Looking over a map of Minnesota, Dale Wahlstrom makes a point about the state’s present and future biobusiness industry. Sixteen markers on the map represent ethanol plants that were active as of February 2007. Five others denote plants under construction, which, in total, would push the state’s yearly capacity of corn ethanol to more than one billion gallons.

One thing stands out: The plants populate points throughout the west central portion of the state, from Fergus Falls to Atwater, and pepper the southern region, from Luverne in the southeast to Preston in the southwest. Conspicuously missing, however, are plants throughout the entire top half of Minnesota, including the Iron Range. For Wahlstrom, who is CEO and acting chair of the BioBusiness Alliance of Minnesota, this is a motivating predicament.

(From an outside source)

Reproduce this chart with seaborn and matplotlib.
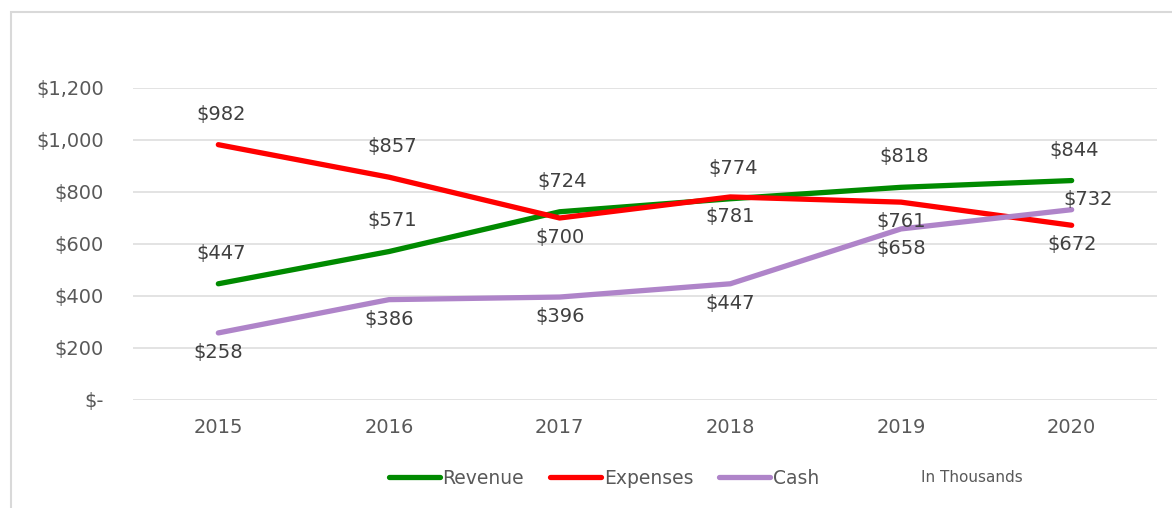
import pandas as pd
import matplotlib.pyplot as plt
import seaborn as sns
from matplotlib.patches import Rectangle
from matplotlib.lines import Line2D

# values (in thousands)
years = ['2015', '2016', '2017', '2018', '2019', '2020']
revenue = [447, 571, 724, 774, 818, 844]
expenses = [982, 857, 700, 781, 761, 672]
cash = [258, 386, 396, 447, 658, 732]

series_names = ['Revenue', 'Expenses', 'Cash']
colors = ['#008A00', '#FF0000', '#AF84C9']
# where excel put each data label
label_pos = {
    'Revenue': ['above'] * 6,
    'Expenses': ['above', 'above', 'below', 'below', 'below', 'below'],
    'Cash': ['below', 'below', 'below', 'below', 'below', 'right'],
}

df = pd.DataFrame({
    'Year': years * 3,
    'Value': revenue + expenses + cash,
    'Series': ['Revenue'] * 6 + ['Expenses'] * 6 + ['Cash'] * 6,
})

sns.set_theme(style='white')
plt.rcParams['font.family'] = ['DejaVu Sans']

fig = plt.figure(figsize=(11.72, 5.08), dpi=100)
# chart frame (cropped on right and bottom)
fig.patches.append(Rectangle((11 / 1172, -0.1), 1.2, 1 - 12 / 508 + 0.1,
                             transform=fig.transFigure, fill=False,
                             edgecolor='#D9D9D9', linewidth=1.5))

ax = fig.add_axes([133 / 1172, 1 - 400 / 508, 1024 / 1172, 312 / 508])
sns.lineplot(data=df, x='Year', y='Value', hue='Series', palette=colors,
             linewidth=3.8, ax=ax, legend=False, sort=False)
for ln in ax.lines:
    ln.set_solid_capstyle('round')
    ln.set_solid_joinstyle('round')

ax.set_xlim(-0.5, 5.5)
ax.set_ylim(0, 1200)
ax.set_yticks(range(0, 1201, 200))
ax.set_yticklabels(['$-'] + [f'${v:,}' for v in range(200, 1201, 200)])
ax.yaxis.grid(True, color='#E0E0E0', linewidth=1.3)
ax.set_axisbelow(True)
for s in ax.spines.values():
    s.set_visible(False)
ax.tick_params(axis='y', length=0, pad=21, labelsize=14, labelcolor='#595959')
ax.tick_params(axis='x', length=0, pad=13, labelsize=14, labelcolor='#595959')
ax.set_xlabel('')
ax.set_ylabel('')

data = {'Revenue': revenue, 'Expenses': expenses, 'Cash': cash}
offsets = {'above': (2, 22), 'below': (0, -14), 'right': (12, 7)}
for name in series_names:
    for i, v in enumerate(data[name]):
        ax.annotate(f'${v}', (i, v), xytext=offsets[label_pos[name][i]],
                    textcoords='offset points', ha='center', va='center',
                    fontsize=14, color='#404040')

handles = [Line2D([], [], color=c, linewidth=3.8, solid_capstyle='round') for c in colors]
fig.legend(handles, series_names, loc='center', bbox_to_anchor=(604 / 1172, 1 - 478 / 508),
           ncol=3, frameon=False, fontsize=13.5, handlelength=2.7, handletextpad=0.15,
           columnspacing=1.4, labelcolor='#595959')
fig.text(921 / 1172, 1 - 478 / 508, 'In Thousands', fontsize=11, color='#595959',
         ha='left', va='center')

fig.savefig('out.png', dpi=100)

“There are people up there that recognize they don’t have anything, and are ready to change their approach,” Wahlstrom says. “It’s more than determination. It’s resolve. We’ll look back ten years from now and those areas will have dots all over, because of what we’re putting in place today.”

Wahlstrom is referring to Destination 2025, a strategic visioning process set forth by the BioBusiness Alliance of Minnesota. It comes off the heels of two state assessments published last August—one which compared Minnesota’s biobusiness sector to 10 other states, and another that inventoried core markets, products, and technologies from companies in Minnesota’s biobusiness sector.

Destination 2025 aims to be a lighthouse for budding markets identified as biobusiness technology enterprises—from research laboratories to an entrepreneur with a great idea—who are committed to developing or bringing to market bioscience technologies, products, or services.

“We’re trying to create a picture of what the markets are going to look like today, and twenty years from now,” says Wahlstrom. “We want to infer the risks, constraints, and opportunities so that we’re influencing investments and taking advantage of those emerging economic development markets.”

More than 170 experts are involved in Destination 2025—20 on the core team, with another 150 statewide associates, according to Wahlstrom.

“What’s unique is that we’re talking a business approach to this,” says Jeremy Lenz, vice president of operations for the BioBusiness Alliance. “If it’s industrial, agriculture, human or animal, or core biotechnology, we can identify the overlaps in skill-sets and provide a base of data so others around the state can assess their core strengths and invest accordingly.”